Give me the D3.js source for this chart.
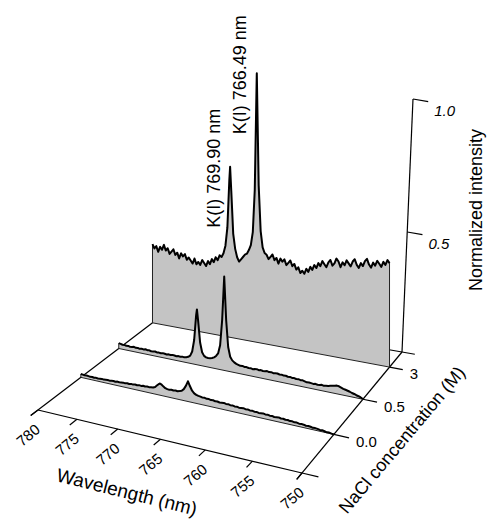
<!DOCTYPE html>
<html>
<head>
<meta charset="utf-8">
<script src="https://cdn.jsdelivr.net/npm/d3@7/dist/d3.min.js"></script>
<style>
  html, body { margin: 0; padding: 0; background: #fff; }
  text { font-family: "Liberation Sans", Arial, Helvetica, sans-serif; fill: #000; }
</style>
</head>
<body>
<svg id="chart" width="495" height="519"></svg>
<script>
// ---- data -------------------------------------------------------------
// sampling grid (nm) plus the two K(I) emission lines
const wavelengthGrid = d3.range(750, 780.125, 0.25);
const lineWavelengths = [769.90, 766.49];
const lineLabels = ["K(I) 769.90 nm", "K(I) 766.49 nm"];
const wavelengths = wavelengthGrid.concat(lineWavelengths).sort(d3.ascending);

const concentrations = ["0.0", "0.5", "3"];

// normalized intensity, ordered by ascending wavelength (750 -> 780 nm)
const intensity00 = [
  0.049,0.050,0.052,0.051,0.053,0.055,0.054,0.056,0.057,0.056,
  0.058,0.059,0.058,0.060,0.061,0.060,0.062,0.061,0.063,0.062,
  0.064,0.063,0.065,0.064,0.066,0.065,0.064,0.066,0.065,0.067,
  0.066,0.068,0.067,0.066,0.068,0.067,0.069,0.068,0.070,0.069,
  0.071,0.070,0.069,0.071,0.070,0.072,0.071,0.073,0.072,0.074,
  0.073,0.072,0.074,0.073,0.075,0.074,0.076,0.075,0.077,0.076,
  0.078,0.079,0.081,0.085,0.093,0.108,
  0.125,
  0.124,0.106,0.092,0.084,0.081,0.079,0.080,0.078,0.079,0.077,0.078,0.080,0.085,0.091,
  0.093,
  0.091,0.084,0.076,0.072,0.071,0.070,0.071,0.069,0.070,0.068,
  0.069,0.067,0.068,0.066,0.067,0.065,0.066,0.064,0.065,0.064,
  0.063,0.064,0.062,0.063,0.062,0.061,0.062,0.061,0.060,0.061,
  0.060,0.059,0.060,0.059,0.060,0.059,0.060,0.061,0.060,0.061,
  0.062
];
const intensity05 = [
  0.050,0.054,0.057,0.059,0.062,0.064,0.067,0.069,0.071,0.073,
  0.076,0.079,0.080,0.078,0.076,0.074,0.072,0.071,0.069,0.071,
  0.069,0.068,0.070,0.068,0.069,0.070,0.069,0.071,0.073,0.072,
  0.074,0.073,0.075,0.074,0.076,0.075,0.077,0.076,0.078,0.077,
  0.079,0.078,0.077,0.079,0.078,0.080,0.078,0.077,0.079,0.077,
  0.079,0.078,0.076,0.078,0.077,0.079,0.078,0.080,0.079,0.081,
  0.083,0.087,0.093,0.105,0.140,0.240,
  0.402,
  0.395,0.235,0.140,0.108,0.097,0.090,0.086,0.084,0.083,0.084,0.088,0.100,0.135,0.215,
  0.257,
  0.235,0.140,0.095,0.078,0.072,0.069,0.067,0.068,0.066,0.067,
  0.065,0.066,0.067,0.065,0.066,0.064,0.065,0.066,0.064,0.065,
  0.064,0.066,0.065,0.064,0.066,0.065,0.067,0.065,0.066,0.064,
  0.066,0.065,0.067,0.065,0.064,0.066,0.065,0.067,0.066,0.068,
  0.069
];
const intensity3 = [
  0.44,0.45,0.43,0.44,0.42,0.43,0.44,0.42,0.43,0.41,
  0.42,0.44,0.43,0.41,0.42,0.40,0.41,0.43,0.42,0.40,
  0.41,0.42,0.40,0.41,0.39,0.41,0.42,0.40,0.39,0.41,
  0.40,0.38,0.39,0.40,0.38,0.39,0.37,0.38,0.36,0.37,
  0.35,0.36,0.34,0.35,0.34,0.36,0.35,0.37,0.36,0.38,
  0.37,0.36,0.38,0.37,0.38,0.36,0.38,0.37,0.39,0.38,
  0.37,0.385,0.39,0.41,0.47,0.64,
  1.06,
  1.05,0.62,0.46,0.41,0.39,0.375,0.37,0.36,0.35,0.34,0.355,0.385,0.44,0.60,
  0.69,
  0.64,0.46,0.39,0.36,0.345,0.35,0.33,0.34,0.32,0.33,
  0.31,0.32,0.30,0.31,0.32,0.30,0.31,0.30,0.32,0.30,
  0.31,0.32,0.31,0.33,0.32,0.33,0.31,0.33,0.32,0.34,
  0.33,0.32,0.34,0.33,0.35,0.33,0.34,0.32,0.34,0.33,
  0.345
];
const spectra = [intensity00, intensity05, intensity3];

const wavelengthTicks = [780, 775, 770, 765, 760, 755, 750];
const intensityTicks = [0.5, 1.0];
const intensityFloor = 0.049;

// ---- projection -------------------------------------------------------
// floor corners: 780 nm / 750 nm at the front and back of the depth axis
const corners = { fl: [38, 410], fr: [302, 473], bl: [168, 311], br: [402, 352] };
// foreshortening along the left / right depth edges and along wavelength
const depthPerspective = { left: 1.23, right: 1.17 };
const wavePerspective = { front: 0.865, back: 0.975 };

const persp = (t, s) => (t * s) / (1 + (s - 1) * t);
const lerp = (a, b, t) => [a[0] + (b[0] - a[0]) * t, a[1] + (b[1] - a[1]) * t];

function floorAt(u, v) {
  const left = lerp(corners.fl, corners.bl, persp(v, depthPerspective.left));
  const right = lerp(corners.fr, corners.br, persp(v, depthPerspective.right));
  const s = wavePerspective.front + (wavePerspective.back - wavePerspective.front) * v;
  return lerp(left, right, persp(u, s));
}

const xScale = d3.scaleLinear().domain([780, 750]).range([0, 1]);
const depthScale = d3.scalePoint().domain(concentrations).range([0, 1]).padding(0.75).align(2 / 3);
const zScale = d3.scaleLinear().domain([intensityFloor, 1.0]).range([0, 253]);

const depthOf = c => (typeof c === "number" ? c : depthScale(c));
function project(wl, c, value) {
  const [x, y] = floorAt(xScale(wl), depthOf(c));
  return [x, y - zScale(value)];
}

// ---- drawing ----------------------------------------------------------
const svg = d3.select("#chart");
const line = d3.line();
function seg(g, a, b, w = 1.2) {
  g.append("path").attr("d", line([a, b]))
    .attr("stroke", "#000").attr("stroke-width", w).attr("fill", "none");
}

const frame = svg.append("g");
const wlTickLen = 1.6;   // nm, concentration ticks run along wavelength
const depthTickLen = 0.045;
const backDepth = 1, frontDepth = 0;

// floor outline
seg(frame, project(780, backDepth, intensityFloor), project(750, backDepth, intensityFloor));
seg(frame, project(780, -depthTickLen, intensityFloor), project(780, backDepth, intensityFloor));
seg(frame, project(750, -depthTickLen, intensityFloor), project(750, backDepth, intensityFloor));
seg(frame, project(780, frontDepth, intensityFloor), project(750, frontDepth, intensityFloor));

// wavelength ticks + labels
wavelengthTicks.forEach(wl => {
  const p0 = project(wl, frontDepth, intensityFloor);
  const p1 = project(wl, -depthTickLen, intensityFloor);
  seg(frame, p0, p1);
  frame.append("text")
    .attr("transform", `translate(${p0[0] - 10},${p0[1] + 25}) rotate(-40)`)
    .attr("text-anchor", "middle").attr("dominant-baseline", "central")
    .attr("font-size", 15).text(wl);
});

// concentration ticks (front, each spectrum, back) + labels
const depthTicks = [frontDepth, ...concentrations, backDepth];
depthTicks.forEach(c => {
  const p0 = project(750, c, intensityFloor);
  const p1 = project(750 - wlTickLen, c, intensityFloor);
  seg(frame, p0, p1);
  if (typeof c === "string") {
    frame.append("text")
      .attr("x", p1[0] + 7).attr("y", p1[1] + 4)
      .attr("dominant-baseline", "central")
      .attr("font-size", 15).text(c);
  }
});

// intensity axis at the back-right corner, leaning slightly with height
const axisLean = 11 / 253;
const axisPoint = (wl, value) => {
  const p = project(wl, backDepth, value);
  return [p[0] + axisLean * zScale(value), p[1]];
};
seg(frame, axisPoint(750, intensityFloor), axisPoint(750, 1.0));
intensityTicks.forEach(t => {
  const p0 = axisPoint(750, t);
  const p1 = axisPoint(750 - 1.9, t);
  seg(frame, p0, p1);
  frame.append("text")
    .attr("x", p1[0] + 6).attr("y", p1[1] + 9)
    .attr("dominant-baseline", "central")
    .attr("font-size", 15).attr("font-style", "italic")
    .text(d3.format(".1f")(t));
});

// spectra, back to front
const planes = svg.append("g");
concentrations.map((c, i) => ({ c, values: spectra[i] })).reverse().forEach(({ c, values }) => {
  const curve = wavelengths.map((wl, j) => project(wl, c, values[j]));
  const b750 = project(750, c, intensityFloor);
  const b780 = project(780, c, intensityFloor);
  const g = planes.append("g");
  g.append("path")
    .attr("d", line([b750, ...curve, b780]) + "Z")
    .attr("fill", "#c4c4c4").attr("stroke", "none");
  [[b750, b780], [b750, curve[0]], [b780, curve[curve.length - 1]]].forEach(pts => {
    g.append("path").attr("d", line(pts))
      .attr("stroke", "#222").attr("stroke-width", 1).attr("fill", "none");
  });
  g.append("path").attr("d", line(curve))
    .attr("stroke", "#000").attr("stroke-width", 2)
    .attr("stroke-linejoin", "round").attr("fill", "none");
});

// emission line labels beside the highest-concentration peaks
lineWavelengths.forEach((wl, i) => {
  const j = wavelengths.indexOf(wl);
  const top = project(wl, "3", intensity3[j]);
  svg.append("text")
    .attr("transform", `translate(${top[0] - 10.5},${top[1] + 61}) rotate(-90)`)
    .attr("font-size", 18).text(lineLabels[i]);
});

// axis titles
svg.append("text")
  .attr("transform", "translate(127,492) rotate(14)")
  .attr("text-anchor", "middle").attr("dominant-baseline", "central")
  .attr("font-size", 19).text("Wavelength (nm)");
svg.append("text")
  .attr("transform", "translate(402,440) rotate(-50)")
  .attr("text-anchor", "middle").attr("dominant-baseline", "central")
  .attr("font-size", 18).text("NaCl concentration (M)");
svg.append("text")
  .attr("transform", "translate(476,210) rotate(-90)")
  .attr("text-anchor", "middle").attr("dominant-baseline", "central")
  .attr("font-size", 18).text("Normalized intensity");

if (spectra.some(s => s.length !== wavelengths.length)) {
  throw new Error("spectrum length mismatch: " + spectra.map(s => s.length) + " vs " + wavelengths.length);
}
</script>
</body>
</html>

Set problem = Each line in the listing above that contains "chart" should be copied.

Reply to the exercise =
Give me the D3.js source for this chart.
<svg id="chart" width="495" height="519"></svg>
const svg = d3.select("#chart");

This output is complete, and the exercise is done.